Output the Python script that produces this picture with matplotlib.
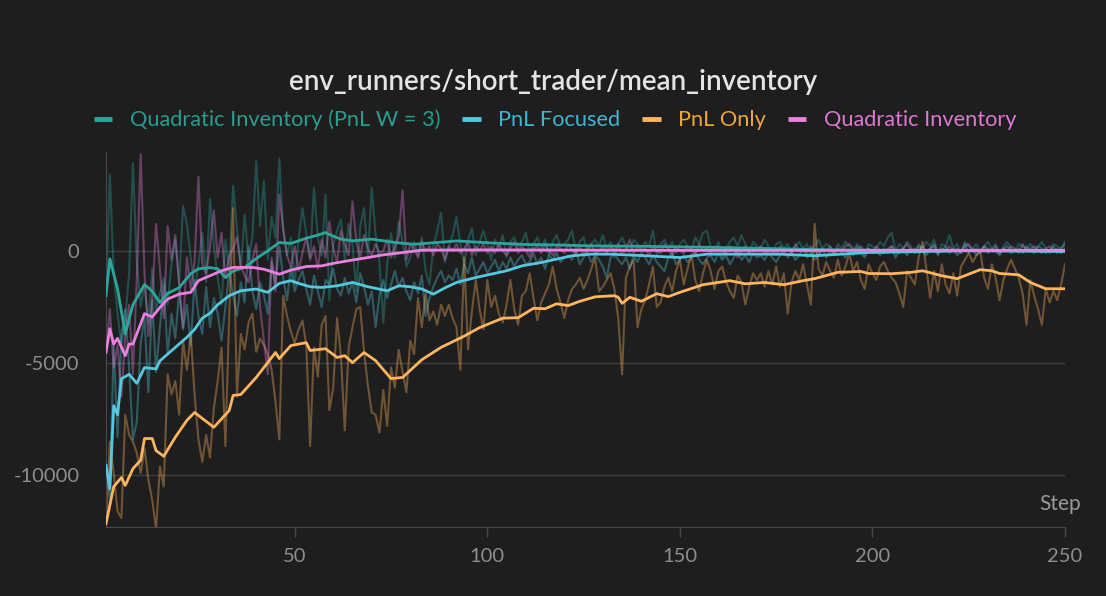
import matplotlib
matplotlib.use('Agg')
import matplotlib.pyplot as plt
from matplotlib.lines import Line2D
import numpy as np

plt.rcParams['font.family'] = ['Lato', 'DejaVu Sans']

# ---- data ----
steps = np.arange(1, 251)

# raw values, one per step
orange_raw = [
    -12200, -8500, -9900, -11600, -11900, -7300, -8200, -8500, -9000, -9900,
    -8800, -10200, -11100, -12400, -9600, -10500, -5500, -6400, -5800, -7300,
    -4000, -5300, -3700, -6400, -8400, -9400, -8200, -9200, -7000, -5800,
    -4300, -8700, -2800, 1900, -6500, -3700, -4400, -3200, -2800, -4500,
    -3900, -4200, -4600, -5300, -6700, -8400, -2000, -2900, -3600, -4100,
    -3500, -3100, -4200, -8700, -4300, -5600, -3300, -2900, -7100, -6100,
    -3000, -4700, -8000, -4300, -3400, -2600, -2500, -4500, -6000, -7200,
    -7300, -8100, -6200, -7800, -5200, -6100, -4400, -5400, -6300, -4000,
    -4600, -2100, -3400, -1900, -3100, -2700, -3300, -2400, -2900, -2400,
    -3000, -3400, -5300, -300, -4400, -2700, -1300, -2600, -3500, -1300,
    -2500, -2000, -2800, -3200, -2400, -1300, -2600, -3300, -2000, -1800,
    -1000, -2100, -3100, -2300, -1900, -1500, -700, -1700, -2300, -3000,
    -2200, -1700, -1500, -1200, -1700, -1300, -800, -300, -1800, -1600,
    -1300, -1000, -1700, -3000, -5500, -1200, -700, -400, -3400, -2600,
    -2200, -1500, -700, -2500, -2300, -1600, -1200, -1800, -900, -400,
    -1500, -800, -150, -1300, -1800, -1000, -400, -900, -1700, -900,
    -700, -1400, -1800, -2100, -1100, -1400, -2400, -1600, -1000, -1300,
    -1000, -1600, -900, -1500, -700, -1600, -1000, -2800, -1400, -900,
    -1300, -600, -1500, -2400, 1200, -800, -1100, -500, -900, -1200,
    -400, -1100, -700, -100, -900, -500, -1300, -1700, -600, -1000,
    -1300, -700, -500, -900, -1200, -1400, -1900, -2500, -900, -1200,
    -1500, -300, 400, -800, -2100, -900, -1800, -600, -1500, -1900,
    -1000, -2000, -700, -400, -100, -500, -200, 0, -1200, -1700,
    -600, -1200, -2200, -1300, -800, -400, -800, -1200, -1900, -3300,
    -1300, -2000, -2600, -3300, -1700, -2300, -1800, -2200, -1500, -600,
]

teal_raw = [
    -1800, 3400, -1000, -2800, -4200, -3000, -1000, 3900, -500, -2500,
    -1500, -3200, -800, -2600, -1900, -1200, -2400, -600, 500, -1500,
    2000, 1200, -300, -1800, -600, 800, -1400, 2300, 200, -1200,
    -2400, 500, -900, 2900, 1000, -800, 1600, -400, 600, 4000,
    1100, 3100, -400, 1500, 600, 4100, 900, -200, 600, -1500,
    500, 1900, 800, -300, 2800, 600, -200, 2500, -2200, 300,
    900, 1400, -400, 1200, 300, -1800, 1100, 1900, -300, 2800,
    700, -500, -3200, -600, 800, -300, 1300, 400, -700, -300,
    400, -200, 600, -900, -1500, 200, 900, 1700, -500, 200,
    700, 1500, 300, -600, 500, 1000, -200, 400, 900, 300,
    -400, 500, 100, 700, -300, 400, 600, 100, 400, 800,
    -100, 300, 600, 100, 500, -200, 400, 700, 200, 300,
    500, 900, 0, 400, 600, -100, 300, 500, 200, 700,
    100, 400, -300, 300, 600, 200, -100, 500, 300, 100,
    400, 200, 900, -200, 300, 500, 100, 400, -100, 300,
    500, 200, 0, 600, 300, 800, 900, 200, -100, 400,
    -300, 100, 400, 600, 200, 700, 300, -100, 400, 200,
    100, 500, 200, -200, 300, 400, 100, 300, -100, 200,
    400, 100, 300, -200, 200, 500, 100, 300, 200, -100,
    300, 100, 400, 200, 0, 300, 100, -200, 300, 200,
    100, 400, 200, 600, 800, 0, 300, 100, 400, 200,
    -100, 300, 100, 400, 200, 500, -100, 300, 200, 700,
    100, 300, -100, 400, 200, 100, 300, 0, 200, 400,
    100, 300, -100, 200, 400, 100, 0, 300, 200, 100,
    300, 100, 200, 400, 100, -100, 300, 200, 100, 400,
]

cyan_raw = [
    -9500, -11000, -4200, -8300, -3800, -2600, -5200, -8400, -7600, -4100,
    -3000, -6300, -2200, -5400, -3400, -1500, -4600, -2800, -3900, -1800,
    -3500, -2400, -4200, -1300, -2900, -3700, -1600, -3400, -2100, -2800,
    -4000, -2500, -900, -2000, -2900, -1400, -2300, 200, -1800, -2600,
    -1400, -2000, -2800, -500, -1500, 200, -1200, -2200, -700, -1800,
    -1300, -900, -1700, -2400, -1100, -1800, -2500, -1300, -1500, -800,
    -1700, -2000, -1200, -1900, -1400, -2300, -1000, -1600, -2400, -1800,
    -3400, -2000, -1300, -2100, -1500, -900, -1600, -1200, -1800, -2200,
    -1400, -1900, -1100, -2900, -2100, -1600, -1200, -900, -1400, -1100,
    -1300, -800, -1500, -600, -1000, -300, -1100, -800, -500, -1000,
    -700, -400, -900, -500, -800, -300, -700, -400, -200, -600,
    -500, -100, -600, -300, -800, -200, -400, -100, -500, -300,
    -200, -400, 0, -600, -300, -100, -500, -200, -400, -700,
    -1200, -300, -100, -400, -600, -300, -800, -200, -500, -100,
    -300, -600, -200, -500, -700, -900, -300, -100, -600, -400,
    -200, -500, -300, -100, -400, -600, -300, -200, -500, -100,
    -400, -200, -600, -300, 0, -400, -200, -500, -100, -300,
    -200, -400, -100, -300, -500, -200, 0, -300, -100, -400,
    -200, 100, -300, -100, -400, -200, 100, -300, 0, -200,
    100, -100, -300, 0, -200, 200, -100, -300, 100, -100,
    0, -200, 100, -100, 200, -300, 0, 100, -200, 100,
    -100, 200, 0, -200, 100, 300, -100, 0, 200, -100,
    100, -200, 0, 300, -100, 100, -200, 0, 200, -100,
    100, 0, -200, 100, 200, -100, 0, 100, -100, 200,
    0, -100, 200, 100, -100, 0, 200, -100, 100, 300,
]

pink_raw = [
    -4500, -2600, -5200, -4200, -6500, -3800, -2400, -5500, -1200, 4300,
    -1000, -3800, -2200, 1200, -800, -3000, 1100, -400, 700, -1500,
    -3400, -300, -1700, -500, 3300, -600, -1000, 200, 1800, -300,
    800, -1200, -200, 100, 600, -700, -1100, -1400, -400, 300,
    -2500, -4000, -5500, -300, -1800, 2500, 1000, -200, -700, 200,
    -900, -100, 600, -400, 200, -800, 500, -300, 1300, 100,
    -500, 900, 300, -200, 2200, 400, -300, 700, 100, -200,
    300, -100, 0, 500, -300, 200, 600, 2700, -400, 300,
    100, -300, 400, 0, 200, -200, 300, 100, -400, 200,
    0, 300, -100, 100, 400, -200, 200, 0, 300, -100,
    200, -100, 300, 0, -200, 100, 400, -100, 200, 0,
    -300, 100, 200, -100, 300, 0, -200, 200, 100, -100,
    300, 0, -100, 200, -200, 100, 300, -100, 0, 200,
    -100, 200, 0, 300, -200, 100, 500, -100, 200, 0,
    100, -200, 200, 0, -100, 300, 100, -200, 200, 0,
    -100, 200, 100, -200, 300, 0, 100, -100, 200, 100,
    0, -100, 200, 100, -300, 0, 200, -100, 100, 0,
    200, -100, 0, 100, -200, 200, 0, 100, -100, 300,
    0, 100, -100, 200, 0, -200, 100, 0, 200, -100,
    100, 0, 200, 300, 100, -100, 200, 0, 100, -100,
    200, 0, -100, 100, 200, 0, -100, 100, 300, 0,
    100, -100, 200, 0, 100, 200, -200, 100, 0, 200,
    0, 100, -100, 200, 300, 0, 100, -100, 200, 100,
    0, 200, -100, 100, 0, 200, 100, -100, 300, 0,
    100, 200, 0, -100, 100, 200, 0, 100, -100, 100,
]

# smoothed curves (read at the visible turning points)
orange_s_steps = [1, 3, 5, 6, 8, 10, 11, 13, 14, 16, 19, 22, 24, 29, 33, 34, 36, 40,
                  45, 46, 49, 53, 54, 58, 61, 63, 65, 68, 71, 75, 78, 83, 88, 94, 98,
                  104, 108, 112, 115, 118, 121, 124, 128, 133, 134, 135, 137, 140,
                  144, 147, 150, 156, 163, 167, 172, 177, 182, 185, 191, 197, 199,
                  205, 210, 213, 218, 222, 228, 231, 233, 238, 241, 245, 250]
orange_s = [-12150, -10500, -10100, -10450, -9700, -9330, -8360, -8360, -8900, -9150,
            -8300, -7550, -7200, -7860, -7110, -6440, -6400, -5640, -4530, -4800,
            -4220, -4090, -4440, -4360, -4750, -4670, -4980, -4530, -4890, -5690,
            -5640, -4850, -4300, -3800, -3420, -3000, -2980, -2560, -2580, -2360,
            -2440, -2250, -2050, -2000, -2070, -2340, -2070, -2250, -1910, -2040,
            -1850, -1510, -1330, -1470, -1410, -1510, -1330, -1240, -960, -920,
            -1010, -1020, -960, -890, -1110, -1240, -840, -890, -1010, -1070,
            -1410, -1690, -1690]

teal_s_steps = [1, 2, 4, 6, 8, 9, 11, 13, 15, 17, 20, 23, 25, 28, 30, 32, 34, 37, 40,
                43, 46, 49, 53, 56, 58, 60, 62, 65, 70, 76, 81, 87, 92, 101, 110, 118,
                127, 140, 160, 176, 190, 210, 250]
teal_s = [-2000, -360, -1700, -3700, -2400, -2100, -1500, -1800, -2300, -1900, -1640,
          -1020, -800, -750, -800, -1190, -900, -740, -350, 0, 370, 330, 560, 700, 810,
          650, 520, 440, 520, 370, 290, 370, 440, 350, 280, 260, 220, 200, 150, 90, 40,
          20, 20]

cyan_s_steps = [1, 2, 3, 4, 5, 7, 9, 11, 14, 15, 17, 19, 22, 24, 26, 28, 30, 33, 36,
                40, 43, 46, 49, 51, 54, 57, 61, 65, 69, 74, 77, 80, 83, 86, 89, 92, 97,
                101, 105, 109, 114, 118, 122, 127, 132, 141, 150, 157, 176, 185, 199,
                225, 250]
cyan_s = [-9550, -10600, -6900, -7300, -5700, -5500, -5900, -5200, -5260, -4900, -4600,
          -4300, -3850, -3500, -3000, -2780, -2400, -2000, -1780, -1700, -1850, -1450,
          -1330, -1450, -1600, -1630, -1560, -1410, -1600, -1780, -1560, -1600, -1700,
          -1930, -1650, -1410, -1190, -1040, -890, -670, -520, -370, -220, -150, -150,
          -220, -300, -150, -150, -220, -75, 0, -30]

pink_s_steps = [1, 2, 3, 4, 6, 7, 8, 10, 11, 13, 15, 17, 20, 23, 25, 28, 31, 34, 39,
                42, 46, 49, 53, 57, 60, 64, 69, 73, 77, 83, 100, 150, 250]
pink_s = [-4520, -3470, -4150, -3900, -4670, -4150, -4150, -3250, -2800, -2950, -2520,
          -2150, -1930, -1850, -1330, -1110, -890, -740, -740, -820, -1040, -860, -700,
          -670, -560, -440, -300, -180, -100, 30, 40, 20, 20]

labels = ['Quadratic Inventory (PnL W = 3)', 'PnL Focused', 'PnL Only', 'Quadratic Inventory']
colors = ['#2ba69b', '#55c8df', '#ffb45e', '#ea80df']
text_colors = ['#2a9d8f', '#3db6d6', '#f0a43c', '#de76d4']

bg = '#1e1e1e'
fig = plt.figure(figsize=(11.06, 5.96), dpi=100, facecolor=bg)
ax = fig.add_axes([106 / 1106, 1 - 527 / 596, 959 / 1106, 375 / 596])
ax.set_facecolor(bg)

raws = [teal_raw, cyan_raw, orange_raw, pink_raw]
for r, c in zip(raws, colors):
    ax.plot(steps, r, color=c, alpha=0.36, lw=1.5, zorder=2)

smooth = {
    2: (orange_s_steps, orange_s),
    1: (cyan_s_steps, cyan_s),
    0: (teal_s_steps, teal_s),
    3: (pink_s_steps, pink_s),
}
for i, (xs, ys) in smooth.items():
    ax.plot(xs, ys, color=colors[i], lw=2.0, zorder=3 + i * 0.1, solid_joinstyle='round')

ax.set_xlim(1, 250)
ax.set_ylim(-12300, 4400)
ax.set_xticks([50, 100, 150, 200, 250])
ax.set_yticks([0, -5000, -10000])
ax.set_yticklabels(['0', '-5000', '-10000'])
ax.grid(axis='y', color='#3e3e42', lw=1)
ax.set_axisbelow(True)
for s in ['top', 'right']:
    ax.spines[s].set_visible(False)
ax.spines['bottom'].set_color('#48484c')
ax.spines['left'].set_color('#48484c')
ax.tick_params(axis='x', colors='#48484c', length=7, width=1, labelcolor='#8e8e8e',
               labelsize=14.5, pad=8)
ax.tick_params(axis='y', length=0, labelcolor='#8e8e8e', labelsize=14.5, pad=19)

fig.text(553 / 1106, 1 - 82 / 596, 'env_runners/short_trader/mean_inventory',
         ha='center', va='center', color='#e4e4e4', fontsize=20, fontweight='semibold')
fig.text(1081 / 1106, 1 - 504 / 596, 'Step', ha='right', va='center',
         color='#9a9a9a', fontsize=15)

handles = [Line2D([0], [0], color=c, lw=3.5, solid_capstyle='butt') for c in colors]
fig.legend(handles, labels, loc='center', bbox_to_anchor=(555 / 1106, 1 - 120 / 596),
           ncol=4, frameon=False, fontsize=15.7, handlelength=0.85, handletextpad=0.8,
           columnspacing=1.0, labelcolor=text_colors)

fig.savefig('out.png', dpi=100, facecolor=bg)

========================================

◆ **What is asked**
Set the lines above down again, word for word, from the first through the one containing "steps = np.arange(1, 251)"; pictures excluded.

◆ **The result**
Output the Python script that produces this picture with matplotlib.
import matplotlib
matplotlib.use('Agg')
import matplotlib.pyplot as plt
from matplotlib.lines import Line2D
import numpy as np

plt.rcParams['font.family'] = ['Lato', 'DejaVu Sans']

# ---- data ----
steps = np.arange(1, 251)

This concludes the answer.